• [Exercise requirements] Using the listing below, please gather every line containing the word "matplotlib".
____
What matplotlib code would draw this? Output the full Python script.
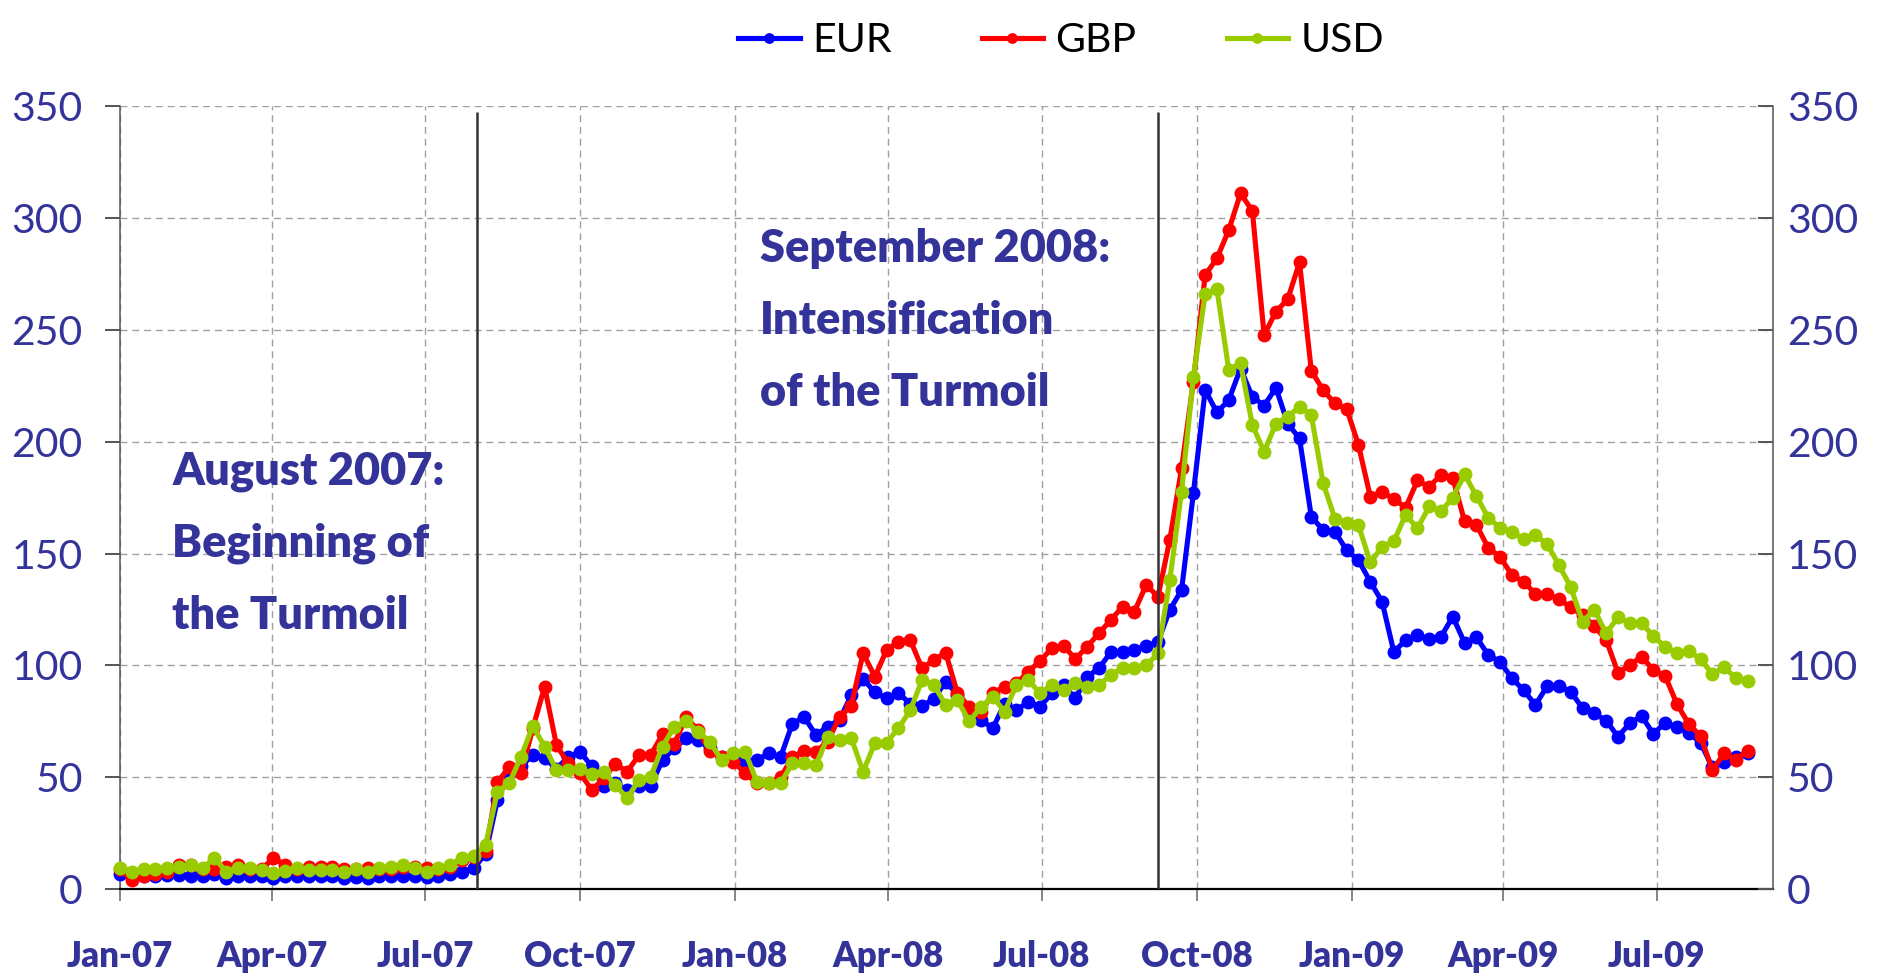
import matplotlib
matplotlib.use("Agg")
import matplotlib.pyplot as plt
import pandas as pd

plt.rcParams["font.family"] = ["Lato", "DejaVu Sans"]

NAVY = "#333399"

# weekly observations, first week of Jan 2007 to end of Aug 2009
dates = pd.date_range("2007-01-01", periods=139, freq="7D")

eur = [7, 6, 6, 6, 6.5, 6.5, 6, 6, 7, 5, 6, 6, 6, 5, 6, 6, 6, 6, 6, 5,
       5.5, 5, 6, 6, 6, 6, 5.5, 6, 7, 8, 9.5, 16, 40, 52, 55, 60, 58.5, 54, 59, 61.5,
       55, 46, 47.4, 44.4, 46, 46.4, 57.8, 63, 67.5, 66.7, 63, 59, 58.5, 57, 57.8, 60.8, 59, 74, 77, 69,
       72.7, 75.7, 86.8, 94, 88, 85.3, 87.6, 83, 82, 85, 92.8, 87, 78.6, 75.7, 72, 83, 80, 83.8, 81.6, 87.6,
       91.3, 85.3, 95, 98.7, 106, 106, 107, 108.7, 110.6, 124.8, 133.7, 176.8, 223, 213, 218.5, 232.6, 220, 216, 224, 208,
       201.4, 166.4, 160.5, 159.7, 151.5, 147, 137.4, 128.5, 106, 111.4, 113.6, 111.7, 112.9, 121.8, 110, 112.6, 104.7, 101.7, 94.3, 89,
       82.4, 90.8, 90.8, 88.3, 80.9, 78.6, 75.4, 68.2, 74.2, 77.5, 69.4, 74.5, 72.4, 70, 65.5, 54.5, 57, 59.3, 61]

gbp = [9, 4.2, 6, 7, 8, 11, 11, 9, 9, 10, 11, 9, 9, 14, 11, 9, 10, 10, 10, 9,
       9, 9.5, 9, 9, 10, 10, 9.5, 9, 10, 13, 14.7, 17, 47.8, 54.8, 51.9, 72, 90.5, 64.5, 56.3, 51.9,
       44.4, 49.6, 56, 52.6, 60, 60, 69.4, 65, 77, 71, 62, 59, 57, 52, 47.4, 47.4, 50, 59, 62, 61.5,
       66, 77, 82, 105.5, 95, 107, 110.6, 111.4, 98.7, 102.5, 105.7, 87.6, 81.6, 79.4, 87.6, 90.6, 92, 97.2, 102, 107.7,
       108.7, 103, 108.4, 114.4, 120.3, 126.3, 124, 136, 130.7, 156, 188, 226.7, 274.3, 281.8, 294.4, 310.8, 303, 247.5, 258, 263.5,
       280, 231.6, 223, 217, 214.6, 198.4, 175.4, 177.6, 174.3, 170.5, 182.6, 179.8, 185.2, 183.6, 164.3, 162.8, 152.5, 148.6, 140.4, 137.4,
       132, 132, 129.5, 126, 122.5, 117.6, 111.4, 96.8, 100.2, 104, 98, 95.3, 82.8, 73.9, 68.5, 53.3, 60.8, 58, 62]

usd = [9.7, 8, 9, 9, 9.5, 10, 11, 9.5, 14, 8, 9.5, 9.5, 8.7, 7.2, 8.4, 9.5, 8.7, 8.7, 8.7, 8,
       9, 8, 9.7, 10.2, 11, 9.5, 8, 9.5, 11, 14, 15, 20, 43.7, 47.4, 59.3, 73, 63.8, 53.3, 53.3, 54,
       51.6, 52.6, 46.7, 40.7, 48.9, 50.4, 63.8, 72.7, 75, 70.5, 66, 57.8, 61, 61.5, 48, 47.4, 47.4, 56.3, 56.3, 55.6,
       68, 66.7, 67.5, 52.6, 65.3, 65.6, 72, 80, 93.5, 91.3, 82.4, 84.6, 75, 81.6, 86, 79.4, 91.3, 93.5, 87.6, 91.3,
       89, 92.3, 90.6, 91.3, 95.7, 99, 98.7, 100, 105.4, 138, 177.6, 228.6, 266, 268, 232, 235, 207.4, 195.5, 208, 211,
       215.6, 211.8, 181.5, 165.5, 163.6, 162.7, 146, 153, 155.5, 167.3, 161.3, 171, 168.8, 175, 185.3, 175.7, 166, 161.5, 159.7, 156.3,
       158.2, 154.2, 144.8, 134.9, 119.5, 124.8, 114.4, 121.5, 119, 119, 113, 108.4, 105.7, 106.6, 102.8, 96.2, 99.2, 94.3, 93.2]

series = [("EUR", eur, "#0000FF"), ("GBP", gbp, "#FF0000"), ("USD", usd, "#99CC00")]

tick_dates = pd.to_datetime(["2007-01-01", "2007-04-01", "2007-07-01", "2007-10-01",
                             "2008-01-01", "2008-04-01", "2008-07-01", "2008-10-01",
                             "2009-01-01", "2009-04-01", "2009-07-01"])
tick_labels = ["Jan-07", "Apr-07", "Jul-07", "Oct-07", "Jan-08", "Apr-08",
               "Jul-08", "Oct-08", "Jan-09", "Apr-09", "Jul-09"]
y_ticks = [0, 50, 100, 150, 200, 250, 300, 350]

events = pd.to_datetime(["2007-08-01", "2008-09-08"])
# (x, y of last text line's baseline, text)
notes = [("2007-02-01", 116.5, "August 2007:\nBeginning of\nthe Turmoil"),
         ("2008-01-16", 216, "September 2008:\nIntensification\nof the Turmoil")]

fig = plt.figure(figsize=(18.81, 9.74), dpi=100)
ax = fig.add_axes([120 / 1881, 0.0868, (1773 - 120) / 1881, 0.8916 - 0.0868])

for name, vals, col in series:
    ax.plot(dates, vals, color=col, lw=3.7, marker="o", ms=9, label=name,
            clip_on=False, zorder=3)

ax.vlines(events, 0, 347, color="#333333", lw=1.8, zorder=4)

for x, y, txt in notes:
    ax.text(pd.Timestamp(x), y, txt, color=NAVY, fontsize=32.5, fontweight="heavy",
            ha="left", va="baseline", linespacing=1.9)

ax.set_xlim(pd.Timestamp("2007-01-01"), pd.Timestamp("2009-09-08"))
ax.set_ylim(0, 350)
ax.set_xticks(tick_dates, tick_labels)
ax.set_yticks(y_ticks)

grid_kw = dict(color="#a0a0a0", lw=1.0, linestyle=(0, (5, 3.5)))
ax.grid(True, **grid_kw)
ax.set_axisbelow(True)

ax.spines["top"].set_visible(False)
ax.spines["right"].set_visible(False)
ax.spines["bottom"].set_color("black")
ax.spines["bottom"].set_linewidth(1.6)
ax.spines["left"].set_color("#555555")
ax.spines["left"].set_linewidth(1.1)

ax.tick_params(axis="x", direction="out", length=8.6, width=1.1, color="#666666",
               pad=28, labelsize=25, labelcolor=NAVY)
for lab in ax.get_xticklabels():
    lab.set_fontweight("heavy")
ax.tick_params(axis="y", direction="out", length=10.8, width=1.4, color="#555555",
               pad=16, labelsize=29.5, labelcolor=NAVY)

ax2 = ax.twinx()
ax2.set_ylim(0, 350)
ax2.set_yticks(y_ticks)
for side in ["top", "left", "bottom"]:
    ax2.spines[side].set_visible(False)
ax2.spines["right"].set_color("#555555")
ax2.spines["right"].set_linewidth(1.1)
ax2.tick_params(axis="y", direction="in", length=10.8, width=1.4, color="#555555",
                pad=10, labelsize=29.5, labelcolor=NAVY)

handles, labels = ax.get_legend_handles_labels()
fig.legend(handles, labels, loc="center", bbox_to_anchor=(1061 / 1881, 1 - 41 / 974),
           ncol=3, frameon=False, fontsize=29.5, handlelength=1.5, handletextpad=0.3,
           columnspacing=2.2, numpoints=1, markerscale=0.75)

fig.savefig("out.png", dpi=100)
____
• [Solution for this task]
What matplotlib code would draw this? Output the full Python script.
import matplotlib
matplotlib.use("Agg")
import matplotlib.pyplot as plt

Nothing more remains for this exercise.